Collected data:
/---

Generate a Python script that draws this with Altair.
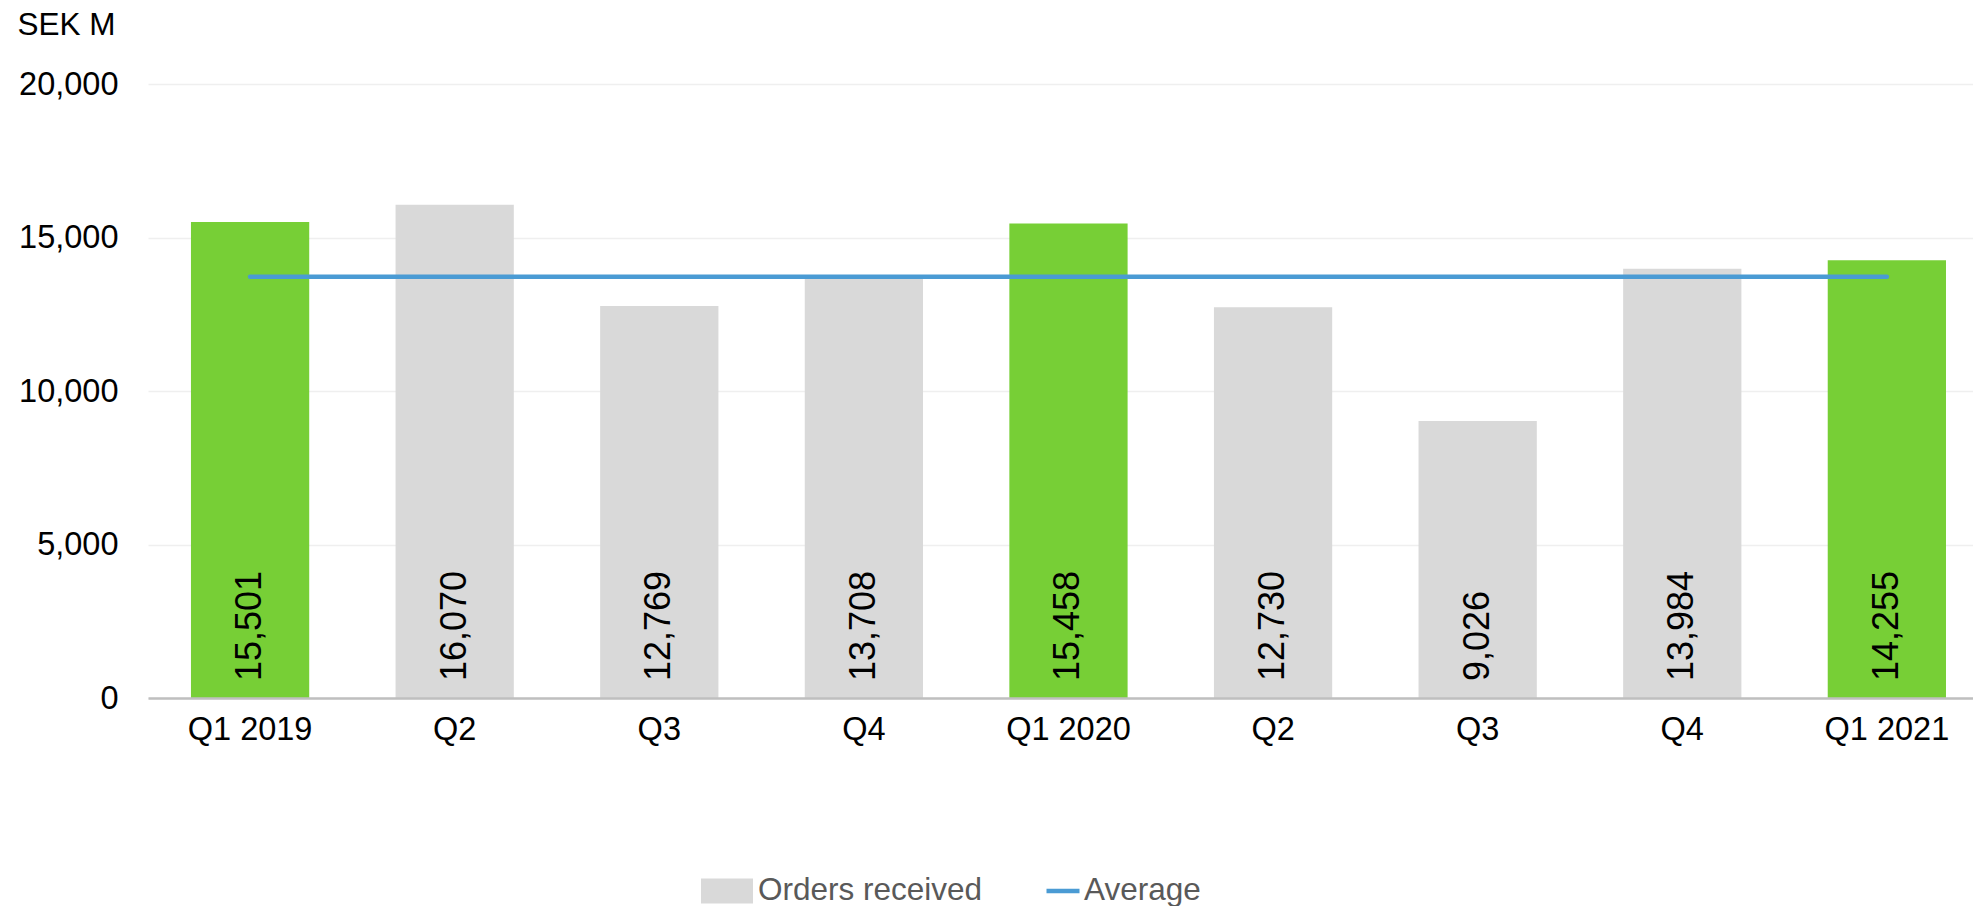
import json
import altair as alt
import pandas as pd

FONT = "Liberation Sans, Arial, sans-serif"
GREEN = "#77CF36"
GRAY = "#D9D9D9"
BLUE = "#4A9BD4"

quarter_labels = ["Q1 2019", "Q2", "Q3", "Q4", "Q1 2020", "Q2", "Q3", "Q4", "Q1 2021"]
orders = [15501, 16070, 12769, 13708, 15458, 12730, 9026, 13984, 14255]
is_q1 = [True, False, False, False, True, False, False, False, True]
y_ticks = [0, 5000, 10000, 15000, 20000]

df = pd.DataFrame({
    "idx": list(range(len(orders))),
    "orders": orders,
    "q1": is_q1,
    "series": ["Orders received"] * len(orders),
})

label_expr = json.dumps(quarter_labels) + "[datum.value]"

x_enc = alt.X(
    "idx:O",
    scale=alt.Scale(paddingInner=0.422, paddingOuter=0.171, align=0.614),
    axis=alt.Axis(
        title=None, labelExpr=label_expr, labelAngle=0, ticks=False, tickSize=0,
        labelPadding=15, labelFontSize=32.5, labelFont=FONT, labelColor="#000000",
        domainColor="#BFBFBF", domainWidth=2.5, grid=False, zindex=1,
    ),
)

y_axis = alt.Axis(
    values=y_ticks, format=",", labelExpr="format(datum.value, ',')",
    title="SEK M", titleAngle=0, titleX=-131, titleY=-50,
    titleAlign="left", titleBaseline="alphabetic", titleFontSize=31.5, titleFont=FONT,
    titleFontWeight="normal", titleColor="#000000",
    labelFontSize=32.5, labelFont=FONT, labelColor="#000000", labelPadding=30,
    domain=False, ticks=False, tickSize=0, grid=True, gridColor="#EFEFEF", gridWidth=1.5,
)
y_scale = alt.Scale(domain=[0, 20000], nice=False)

bars = alt.Chart(df).mark_bar().encode(
    x=x_enc,
    y=alt.Y("orders:Q", scale=y_scale, axis=y_axis),
    fill=alt.condition(
        "datum.q1",
        alt.value(GREEN),
        alt.Fill(
            "series:N",
            scale=alt.Scale(domain=["Orders received"], range=[GRAY]),
            legend=alt.Legend(
                title=None, orient="none", legendX=553, legendY=781,
                symbolType="M-1,-0.48H1V0.48H-1Z", symbolSize=2704,
                symbolStrokeWidth=0, symbolOpacity=1, labelLimit=500,
                labelFontSize=31.5, labelFont=FONT, labelColor="#595959", labelOffset=5,
            ),
        ),
    ),
)

labels = alt.Chart(df).mark_text(
    angle=270, align="left", baseline="middle", dx=17,
    fontSize=36, font=FONT, color="#000000",
).encode(
    x=alt.X("idx:O"),
    y=alt.YDatum(datum=0, scale=y_scale, axis=y_axis),
    text=alt.Text("orders:Q", format=","),
)

avg_line = alt.Chart(df).transform_joinaggregate(
    avg="mean(orders)"
).transform_calculate(
    avg_series="'Average'"
).mark_line(strokeWidth=4.5, strokeCap="round").encode(
    x=alt.X("idx:O"),
    y=alt.Y("avg:Q", scale=y_scale, axis=y_axis),
    stroke=alt.Stroke(
        "avg_series:N",
        scale=alt.Scale(domain=["Average"], range=[BLUE]),
        legend=alt.Legend(
            title=None, orient="none", legendX=896, legendY=788,
            symbolType="stroke", symbolSize=1089, symbolStrokeWidth=4.5,
            labelLimit=500,
            labelFontSize=31.5, labelFont=FONT, labelColor="#595959", labelOffset=2,
        ),
    ),
)

chart = alt.layer(bars, labels, avg_line).properties(
    width=1825,
    height=614,
    autosize=alt.AutoSizeParams(type="none"),
    padding={"left": 148, "top": 84, "right": 0, "bottom": 208},
    background="white",
).configure_view(stroke=None)

chart.save("out.html", embed_options={"renderer": "svg", "actions": False})
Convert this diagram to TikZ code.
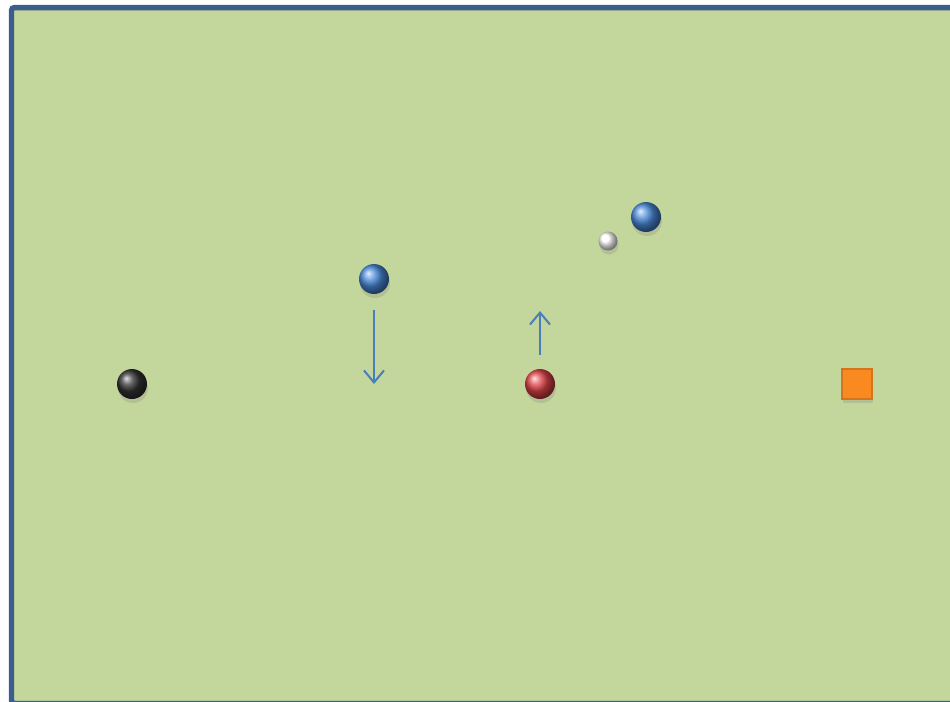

\---

Instructions to follow: In the data above, please extract the lines from the first one through the line with "y_ticks = [0, 5000, 10000, 15000, 20000]", exactly, and keep pictures out.

Response to the task:
Generate a Python script that draws this with Altair.
import json
import altair as alt
import pandas as pd

FONT = "Liberation Sans, Arial, sans-serif"
GREEN = "#77CF36"
GRAY = "#D9D9D9"
BLUE = "#4A9BD4"

quarter_labels = ["Q1 2019", "Q2", "Q3", "Q4", "Q1 2020", "Q2", "Q3", "Q4", "Q1 2021"]
orders = [15501, 16070, 12769, 13708, 15458, 12730, 9026, 13984, 14255]
is_q1 = [True, False, False, False, True, False, False, False, True]
y_ticks = [0, 5000, 10000, 15000, 20000]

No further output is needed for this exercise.